Leo Hambro, Tidal Transit's commercial director, said: “With just a 14 to 16 month vessel lead time, I think the timing of our announcement is spot-on! Our market intelligence indicates that the demand for low emissions vessels is likely to undergo rapid expansion over the next few years as offshore wind farm developers and operators seek to minimise carbon emissions from their marine activities.
"Other low emissions vessels claim reductions of emissions by up to 30 per cent, but depending upon the distance of the wind farm from shore, and the working hours operational profile, our zero emission ready Real Hybrid CTV can be a zero emissions vessel.

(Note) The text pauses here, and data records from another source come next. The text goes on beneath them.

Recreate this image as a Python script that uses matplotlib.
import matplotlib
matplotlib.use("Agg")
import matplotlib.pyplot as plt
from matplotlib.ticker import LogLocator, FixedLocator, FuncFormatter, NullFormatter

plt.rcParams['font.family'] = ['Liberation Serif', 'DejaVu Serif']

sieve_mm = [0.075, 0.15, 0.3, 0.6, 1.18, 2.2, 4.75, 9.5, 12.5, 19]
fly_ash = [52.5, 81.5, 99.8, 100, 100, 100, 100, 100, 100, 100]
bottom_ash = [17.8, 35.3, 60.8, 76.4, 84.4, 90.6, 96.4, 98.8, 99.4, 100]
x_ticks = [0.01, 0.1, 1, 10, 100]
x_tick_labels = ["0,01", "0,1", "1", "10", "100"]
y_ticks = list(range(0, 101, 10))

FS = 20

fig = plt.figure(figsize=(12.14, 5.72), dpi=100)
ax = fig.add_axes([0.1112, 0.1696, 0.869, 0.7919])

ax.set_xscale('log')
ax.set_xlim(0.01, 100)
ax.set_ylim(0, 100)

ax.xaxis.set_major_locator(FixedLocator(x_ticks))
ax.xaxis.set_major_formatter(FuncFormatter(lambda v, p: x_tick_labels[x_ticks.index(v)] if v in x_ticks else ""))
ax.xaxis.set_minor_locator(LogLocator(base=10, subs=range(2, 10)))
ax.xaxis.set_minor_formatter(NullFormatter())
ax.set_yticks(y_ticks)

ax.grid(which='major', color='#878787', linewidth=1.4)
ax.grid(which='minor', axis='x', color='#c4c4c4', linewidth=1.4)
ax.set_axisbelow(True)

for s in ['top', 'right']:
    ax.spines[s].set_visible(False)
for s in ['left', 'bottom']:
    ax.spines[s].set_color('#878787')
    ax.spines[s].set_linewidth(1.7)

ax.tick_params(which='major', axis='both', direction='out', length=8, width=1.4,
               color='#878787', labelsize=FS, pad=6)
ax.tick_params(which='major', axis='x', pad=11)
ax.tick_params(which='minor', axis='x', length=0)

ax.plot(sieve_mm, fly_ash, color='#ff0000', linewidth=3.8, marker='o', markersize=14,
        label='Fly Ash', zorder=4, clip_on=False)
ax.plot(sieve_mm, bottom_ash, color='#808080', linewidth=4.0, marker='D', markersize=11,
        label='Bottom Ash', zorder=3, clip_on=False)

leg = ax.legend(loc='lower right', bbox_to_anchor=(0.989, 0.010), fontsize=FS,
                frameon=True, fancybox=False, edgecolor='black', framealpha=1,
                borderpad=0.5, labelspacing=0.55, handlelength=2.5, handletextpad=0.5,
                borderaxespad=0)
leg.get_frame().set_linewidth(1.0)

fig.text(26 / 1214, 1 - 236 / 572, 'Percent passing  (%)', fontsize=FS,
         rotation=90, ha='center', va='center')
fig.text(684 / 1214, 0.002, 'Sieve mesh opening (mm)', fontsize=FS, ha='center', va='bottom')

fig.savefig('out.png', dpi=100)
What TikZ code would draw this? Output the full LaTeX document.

“Offshore wind’s largest carbon footprint annually is the logistics of servicing the turbines. Our solution not only reduces, and in some cases eliminates, this footprint, but also increases the yield from the turbines by being able to use the electricity from source with zero transmission, substation or grid loss. Depending on the wind farm, the electricity may also be able to be taken pre-meter, making it as close to free as possible."
Headquartered in Norfolk, Tidal Transit has operated from Grimsby from its infancy, christening and showcasing vessels in the port. First contracts saw the company supporting meteorological mast data retrieval from future wind farm zones now built out, with the firm’s first three vessels all first chartered in the town.

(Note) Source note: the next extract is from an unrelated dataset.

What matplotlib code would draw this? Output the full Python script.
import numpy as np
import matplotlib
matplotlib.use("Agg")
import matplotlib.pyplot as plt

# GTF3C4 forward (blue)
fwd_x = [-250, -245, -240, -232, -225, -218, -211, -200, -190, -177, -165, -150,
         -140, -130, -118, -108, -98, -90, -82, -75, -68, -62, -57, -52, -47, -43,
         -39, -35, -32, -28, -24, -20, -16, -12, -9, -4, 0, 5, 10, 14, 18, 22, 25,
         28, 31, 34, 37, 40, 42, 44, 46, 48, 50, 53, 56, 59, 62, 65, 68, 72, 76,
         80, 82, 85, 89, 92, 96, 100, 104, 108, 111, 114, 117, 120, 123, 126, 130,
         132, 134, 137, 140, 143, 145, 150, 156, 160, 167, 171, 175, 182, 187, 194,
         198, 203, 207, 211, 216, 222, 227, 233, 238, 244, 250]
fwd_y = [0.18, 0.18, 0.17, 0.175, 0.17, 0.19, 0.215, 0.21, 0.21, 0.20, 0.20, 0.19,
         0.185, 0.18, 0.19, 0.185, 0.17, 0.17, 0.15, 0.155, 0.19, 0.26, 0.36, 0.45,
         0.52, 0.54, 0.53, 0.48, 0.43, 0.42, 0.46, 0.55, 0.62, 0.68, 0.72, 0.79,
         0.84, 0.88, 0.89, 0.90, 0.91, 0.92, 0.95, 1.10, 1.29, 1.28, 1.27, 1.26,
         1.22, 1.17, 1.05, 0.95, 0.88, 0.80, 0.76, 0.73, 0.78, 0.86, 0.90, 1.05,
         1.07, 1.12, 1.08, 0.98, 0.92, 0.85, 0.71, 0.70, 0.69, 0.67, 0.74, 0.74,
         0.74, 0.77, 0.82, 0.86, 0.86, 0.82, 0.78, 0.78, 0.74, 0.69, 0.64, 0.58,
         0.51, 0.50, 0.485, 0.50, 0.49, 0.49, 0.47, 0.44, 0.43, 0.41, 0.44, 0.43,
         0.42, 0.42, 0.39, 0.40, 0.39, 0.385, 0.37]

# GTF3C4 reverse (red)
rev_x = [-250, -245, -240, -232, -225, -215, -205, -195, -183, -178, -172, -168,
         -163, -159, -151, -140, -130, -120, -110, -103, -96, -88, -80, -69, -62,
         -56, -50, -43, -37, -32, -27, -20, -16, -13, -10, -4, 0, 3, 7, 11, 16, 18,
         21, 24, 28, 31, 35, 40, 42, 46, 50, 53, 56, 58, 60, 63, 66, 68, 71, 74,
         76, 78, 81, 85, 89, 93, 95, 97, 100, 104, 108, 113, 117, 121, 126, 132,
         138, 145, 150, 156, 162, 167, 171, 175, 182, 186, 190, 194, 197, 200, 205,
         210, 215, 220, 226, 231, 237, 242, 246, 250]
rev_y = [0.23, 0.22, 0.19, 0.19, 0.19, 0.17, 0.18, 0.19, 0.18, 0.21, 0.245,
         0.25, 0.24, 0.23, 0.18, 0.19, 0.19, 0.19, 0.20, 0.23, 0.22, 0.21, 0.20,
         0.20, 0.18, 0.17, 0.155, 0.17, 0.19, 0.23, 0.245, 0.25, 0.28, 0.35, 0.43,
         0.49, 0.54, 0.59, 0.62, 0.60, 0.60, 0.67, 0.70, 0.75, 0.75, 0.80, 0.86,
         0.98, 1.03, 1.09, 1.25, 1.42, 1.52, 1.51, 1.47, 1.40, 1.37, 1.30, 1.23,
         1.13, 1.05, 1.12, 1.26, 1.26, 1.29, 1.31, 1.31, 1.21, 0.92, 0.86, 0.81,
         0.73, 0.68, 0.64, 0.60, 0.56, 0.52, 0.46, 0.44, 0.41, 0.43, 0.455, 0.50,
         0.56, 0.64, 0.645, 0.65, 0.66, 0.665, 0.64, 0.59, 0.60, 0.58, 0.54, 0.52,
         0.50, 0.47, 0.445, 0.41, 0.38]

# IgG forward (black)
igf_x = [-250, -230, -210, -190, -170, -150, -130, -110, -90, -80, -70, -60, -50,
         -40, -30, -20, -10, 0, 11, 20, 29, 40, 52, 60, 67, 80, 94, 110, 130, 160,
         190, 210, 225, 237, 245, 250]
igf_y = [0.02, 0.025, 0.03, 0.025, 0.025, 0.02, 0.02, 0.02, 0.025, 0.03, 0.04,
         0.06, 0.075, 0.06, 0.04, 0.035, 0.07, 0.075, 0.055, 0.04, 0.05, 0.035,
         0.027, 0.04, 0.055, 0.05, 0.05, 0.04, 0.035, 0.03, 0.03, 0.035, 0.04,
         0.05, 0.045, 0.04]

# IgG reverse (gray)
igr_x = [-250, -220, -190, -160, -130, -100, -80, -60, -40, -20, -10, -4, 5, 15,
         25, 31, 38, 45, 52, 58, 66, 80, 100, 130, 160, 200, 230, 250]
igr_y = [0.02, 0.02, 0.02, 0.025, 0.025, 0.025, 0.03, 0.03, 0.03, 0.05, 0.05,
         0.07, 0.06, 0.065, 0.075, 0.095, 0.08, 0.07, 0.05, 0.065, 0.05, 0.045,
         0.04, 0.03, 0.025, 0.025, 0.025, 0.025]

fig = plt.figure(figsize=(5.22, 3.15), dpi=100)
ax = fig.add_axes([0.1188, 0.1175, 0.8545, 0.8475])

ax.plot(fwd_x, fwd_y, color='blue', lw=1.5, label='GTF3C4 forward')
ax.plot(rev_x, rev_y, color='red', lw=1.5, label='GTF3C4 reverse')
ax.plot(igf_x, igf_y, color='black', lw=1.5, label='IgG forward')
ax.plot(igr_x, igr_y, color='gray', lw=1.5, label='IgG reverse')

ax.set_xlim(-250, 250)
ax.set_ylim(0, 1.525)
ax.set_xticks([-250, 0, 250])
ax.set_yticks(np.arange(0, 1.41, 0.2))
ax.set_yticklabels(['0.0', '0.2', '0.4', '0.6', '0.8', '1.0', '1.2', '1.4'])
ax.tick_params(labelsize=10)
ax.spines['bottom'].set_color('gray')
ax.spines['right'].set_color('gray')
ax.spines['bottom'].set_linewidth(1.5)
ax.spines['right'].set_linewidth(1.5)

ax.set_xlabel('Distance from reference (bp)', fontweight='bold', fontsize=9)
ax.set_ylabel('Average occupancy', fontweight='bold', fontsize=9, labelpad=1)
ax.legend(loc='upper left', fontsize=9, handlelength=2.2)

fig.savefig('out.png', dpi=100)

Mr Hambro said the MJR Power & Automation offshore battery charging solution is now deliverable, with shoreside charging solutions becoming available across marinas, with ever-increasing power ratings.
“With these developments in infrastructure combined with the right hull form, power packs and propulsion systems, zero emissions offshore wind servicing has become a reality, without the inefficiency of producing, transporting and storing energy intensive green fuels,” Mr Hambro said.

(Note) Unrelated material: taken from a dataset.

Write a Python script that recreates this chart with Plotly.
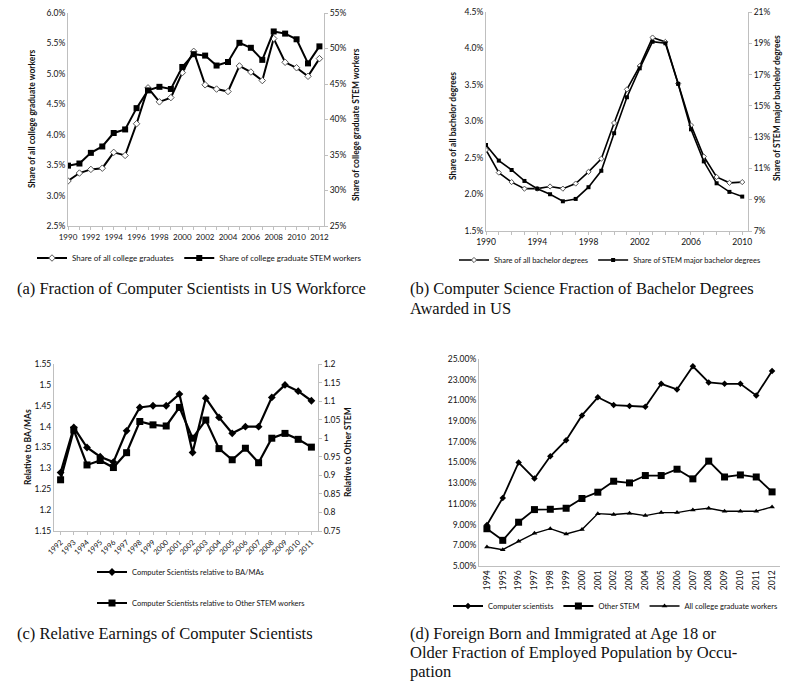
import plotly.graph_objects as go

# ---------------- data ----------------
# (a) Fraction of Computer Scientists in US Workforce
years_a = list(range(1990, 2013))
share_all_grad = [3.24, 3.37, 3.43, 3.45, 3.71, 3.66, 4.18, 4.77, 4.54, 4.61, 5.02, 5.37,
                  4.82, 4.75, 4.71, 5.13, 5.03, 4.89, 5.58, 5.19, 5.10, 4.96, 5.25]
share_stem_workers = [33.5, 33.8, 35.3, 36.2, 38.1, 38.6, 41.6, 44.1, 44.6, 44.3, 47.4, 49.2,
                      49.0, 47.6, 48.1, 50.8, 50.1, 48.4, 52.4, 52.1, 51.3, 47.9, 50.3]

# (b) Computer Science Fraction of Bachelor Degrees
years_b = list(range(1990, 2011))
share_all_ba = [2.61, 2.30, 2.17, 2.08, 2.08, 2.11, 2.08, 2.15, 2.31, 2.49, 2.98, 3.44,
                3.76, 4.15, 4.09, 3.52, 2.95, 2.52, 2.24, 2.16, 2.17]
share_stem_ba = [12.5, 11.5, 10.9, 10.2, 9.7, 9.35, 8.9, 9.05, 9.8, 10.85, 13.25, 15.55,
                 17.4, 19.1, 19.0, 16.4, 13.5, 11.45, 10.05, 9.5, 9.2]

# (c) Relative Earnings of Computer Scientists
years_c = [str(y) for y in range(1992, 2012)]
rel_ba_ma = [1.29, 1.398, 1.35, 1.328, 1.315, 1.39, 1.446, 1.45, 1.45, 1.478, 1.338, 1.468,
             1.422, 1.384, 1.40, 1.40, 1.47, 1.50, 1.485, 1.462]
rel_other_stem = [0.888, 1.022, 0.928, 0.94, 0.921, 0.961, 1.045, 1.036, 1.033, 1.083, 1.0,
                  1.049, 0.972, 0.942, 0.973, 0.934, 1.0, 1.013, 0.997, 0.976]

# (d) Foreign born fraction by occupation
years_d = [str(y) for y in range(1994, 2013)]
comp_sci = [8.96, 11.58, 15.0, 13.45, 15.6, 17.16, 19.55, 21.3, 20.55, 20.45, 20.39, 22.6,
            22.06, 24.3, 22.74, 22.6, 22.6, 21.48, 23.84]
other_stem = [8.6, 7.48, 9.23, 10.45, 10.48, 10.58, 11.52, 12.13, 13.19, 13.03, 13.74, 13.74,
              14.35, 13.42, 15.13, 13.6, 13.8, 13.6, 12.16]
all_grad_workers = [6.84, 6.58, 7.39, 8.16, 8.61, 8.1, 8.52, 10.06, 9.97, 10.1, 9.87, 10.16,
                    10.16, 10.42, 10.58, 10.29, 10.29, 10.29, 10.71]

# ---------------- helpers ----------------
W, H = 800, 687


def px(x):
    return x / W


def py(y):
    return 1 - y / H


SANS = "Lato, Roboto, Arial, sans-serif"
SERIF = "'Liberation Serif', 'Times New Roman', serif"
AX = "#bfbfbf"
TXT = "#111111"

fig = go.Figure()

line_k = dict(color="black", width=2)

# (a)
fig.add_trace(go.Scatter(x=years_a, y=share_all_grad, mode="lines+markers", name="Share of all college graduates",
                         line=line_k, marker=dict(symbol="diamond", size=5, color="white",
                                                  line=dict(color="#555", width=1)),
                         xaxis="x", yaxis="y", legend="legend"))
fig.add_trace(go.Scatter(x=years_a, y=share_stem_workers, mode="lines+markers",
                         name="Share of college graduate STEM workers",
                         line=line_k, marker=dict(symbol="square", size=6, color="black"),
                         xaxis="x", yaxis="y2", legend="legend"))
# (b)
fig.add_trace(go.Scatter(x=years_b, y=share_all_ba, mode="lines+markers", name="Share of all bachelor degrees",
                         line=dict(color="black", width=1.6),
                         marker=dict(symbol="diamond", size=4, color="white", line=dict(color="#555", width=1)),
                         xaxis="x2", yaxis="y3", legend="legend2"))
fig.add_trace(go.Scatter(x=years_b, y=share_stem_ba, mode="lines+markers",
                         name="Share of STEM major bachelor degrees",
                         line=dict(color="black", width=1.6), marker=dict(symbol="square", size=4, color="black"),
                         xaxis="x2", yaxis="y4", legend="legend2"))
# (c)
fig.add_trace(go.Scatter(x=years_c, y=rel_ba_ma, mode="lines+markers", name="Computer Scientists relative to BA/MAs",
                         line=dict(color="black", width=2.2),
                         marker=dict(symbol="diamond", size=6, color="black"),
                         xaxis="x3", yaxis="y5", legend="legend3"))
fig.add_trace(go.Scatter(x=years_c, y=rel_other_stem, mode="lines+markers",
                         name="Computer Scientists relative to Other STEM workers",
                         line=dict(color="black", width=2.2), marker=dict(symbol="square", size=7, color="black"),
                         xaxis="x3", yaxis="y6", legend="legend4"))
# (d)
fig.add_trace(go.Scatter(x=years_d, y=comp_sci, mode="lines+markers", name="Computer scientists",
                         line=dict(color="black", width=1.8),
                         marker=dict(symbol="diamond", size=5, color="black"),
                         xaxis="x4", yaxis="y7", legend="legend5"))
fig.add_trace(go.Scatter(x=years_d, y=other_stem, mode="lines+markers", name="Other STEM",
                         line=dict(color="black", width=1.8), marker=dict(symbol="square", size=7, color="black"),
                         xaxis="x4", yaxis="y7", legend="legend5"))
fig.add_trace(go.Scatter(x=years_d, y=all_grad_workers, mode="lines+markers", name="All college graduate workers",
                         line=dict(color="black", width=1.4),
                         marker=dict(symbol="triangle-up", size=5, color="black"),
                         xaxis="x4", yaxis="y7", legend="legend5"))

tickfont = dict(family=SANS, size=8.5, color=TXT)
base_ax = dict(showgrid=False, zeroline=False, showline=True, linecolor=AX, linewidth=1,
               ticks="outside", ticklen=3, tickcolor=AX, tickfont=tickfont)

layout = dict(
    width=W, height=H, margin=dict(l=0, r=0, t=0, b=0, autoexpand=False), autosize=False,
    paper_bgcolor="white", plot_bgcolor="white", showlegend=True,
    # (a)
    xaxis=dict(base_ax, domain=[px(68), px(324)], anchor="y", range=[1990, 2012.4], dtick=2, tick0=1990,
               tickangle=0, tickfont=dict(family=SANS, size=8, color=TXT),
               minor=dict(dtick=1, ticks="outside", ticklen=3, tickcolor=AX)),
    yaxis=dict(base_ax, domain=[py(226), py(13)], anchor="x", range=[2.5, 6.0], dtick=0.5,
               tickformat=".1f", ticksuffix="%", ticks=""),
    yaxis2=dict(base_ax, overlaying="y", anchor="x", side="right", range=[25, 55], dtick=5,
                ticksuffix="%"),
    # (b)
    xaxis2=dict(base_ax, domain=[px(486), px(748)], anchor="y3", range=[1990, 2010.45], dtick=4, tick0=1990,
                tickangle=0,
                minor=dict(dtick=1, ticks="outside", ticklen=3, tickcolor=AX)),
    yaxis3=dict(base_ax, domain=[py(231), py(12)], anchor="x2", range=[1.5, 4.5], dtick=0.5,
                tickformat=".1f", ticksuffix="%", ticks=""),
    yaxis4=dict(base_ax, overlaying="y3", anchor="x2", side="right", range=[7, 21], dtick=2, tick0=7,
                ticksuffix="%"),
    # (c)
    xaxis3=dict(base_ax, domain=[px(54), px(318)], anchor="y5", type="category", range=[-0.5, 19.5],
                tickmode="linear", dtick=1, tick0=0,
                tickangle=-45, tickfont=dict(family=SANS, size=7.5, color=TXT)),
    yaxis5=dict(base_ax, domain=[py(531), py(364)], anchor="x3", range=[1.15, 1.55], dtick=0.05,
                tick0=1.15, ticks=""),
    yaxis6=dict(base_ax, overlaying="y5", anchor="x3", side="right", range=[0.75, 1.2], dtick=0.05,
                tick0=0.75),
    # (d)
    xaxis4=dict(base_ax, domain=[px(479), px(780)], anchor="y7", type="category", range=[-0.5, 18.5],
                tickmode="linear", dtick=1, tick0=0,
                tickangle=-90, ticks=""),
    yaxis7=dict(base_ax, domain=[py(566), py(359)], anchor="x4", range=[5, 25], dtick=2, tick0=5,
                tickformat=".2f", ticksuffix="%", ticks=""),
)

leg_common = dict(orientation="h", bgcolor="rgba(0,0,0,0)", font=dict(family=SANS, size=8, color=TXT),
                  xanchor="left", yanchor="middle", itemwidth=30, tracegroupgap=0)
layout["legend"] = dict(leg_common, x=px(32), y=py(258))
layout["legend2"] = dict(leg_common, x=px(454), y=py(260), font=dict(family=SANS, size=7.5, color=TXT))
layout["legend3"] = dict(leg_common, x=px(92), y=py(572), font=dict(family=SANS, size=7.5, color=TXT))
layout["legend4"] = dict(leg_common, x=px(92), y=py(603), font=dict(family=SANS, size=7.5, color=TXT))
layout["legend5"] = dict(leg_common, x=px(448), y=py(606), font=dict(family=SANS, size=7.5, color=TXT))

fig.update_layout(**layout)

ann = []
title_font = dict(family=SANS, size=8.5, color=TXT)


def vtitle(text, x, y):
    ann.append(dict(text="<b>%s</b>" % text, x=px(x), y=py(y), xref="paper", yref="paper",
                    textangle=-90, showarrow=False, font=title_font, xanchor="center", yanchor="middle"))


vtitle("Share of all college graduate workers", 32, 119)
vtitle("Share of college graduate STEM workers", 356, 125)
vtitle("Share of all bachelor degrees", 453, 126)
vtitle("Share of STEM major bachelor degrees", 777, 108)
vtitle("Relative to BA/MAs", 28, 447)
vtitle("Relative to Other STEM", 348, 452)

cap_font = dict(family=SERIF, size=16.5, color="#111")


def caption(text, x, y):
    ann.append(dict(text=text, x=px(x), y=py(y), xref="paper", yref="paper", showarrow=False,
                    font=cap_font, xanchor="left", yanchor="middle", align="left"))


caption("(a) Fraction of Computer Scientists in US Workforce", 15, 288)
caption("(b) Computer Science Fraction of Bachelor Degrees", 408, 288)
caption("Awarded in US", 408, 308)
caption("(c) Relative Earnings of Computer Scientists", 15, 633)
caption("(d) Foreign Born and Immigrated at Age 18 or", 408, 633)
caption("Older Fraction of Employed Population by Occu-", 408, 652)
caption("pation", 408, 671)

fig.update_layout(annotations=ann)
fig.write_html("out.html", config={"displayModeBar": False},
               post_script="document.body.style.margin='0px';")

Desktop analysis of real-world operating profiles for multiple sites has shown that the hybrid can save thousands of litres of diesel daily without compromising speed or time in the field. Comparisons have been made against Tidal Transit's existing fuel-efficient fleet along with other similar sized vessels. Even without offshore charging in place many sites in the analysis show a 50 per cent saving in diesel usage. When considering 24 hour operations for sites far from shore, where the vessel stays in the field for up to a fortnight, savings become even greater.
“Several sites off the UK East Coast would be able to save 30,000 litres of diesel or 80 tons of CO2 each fortnight,” Mr Hambro said.
Tidal Transit has now started to hold vessel concept presentations and briefings within the offshore renewable energy industry and the wider marine sector. "The feedback from our initial briefings indicates that the capabilities and specification of our ZE Ready Hybrid CTV concept exceeds the industry's present expectations,” he added.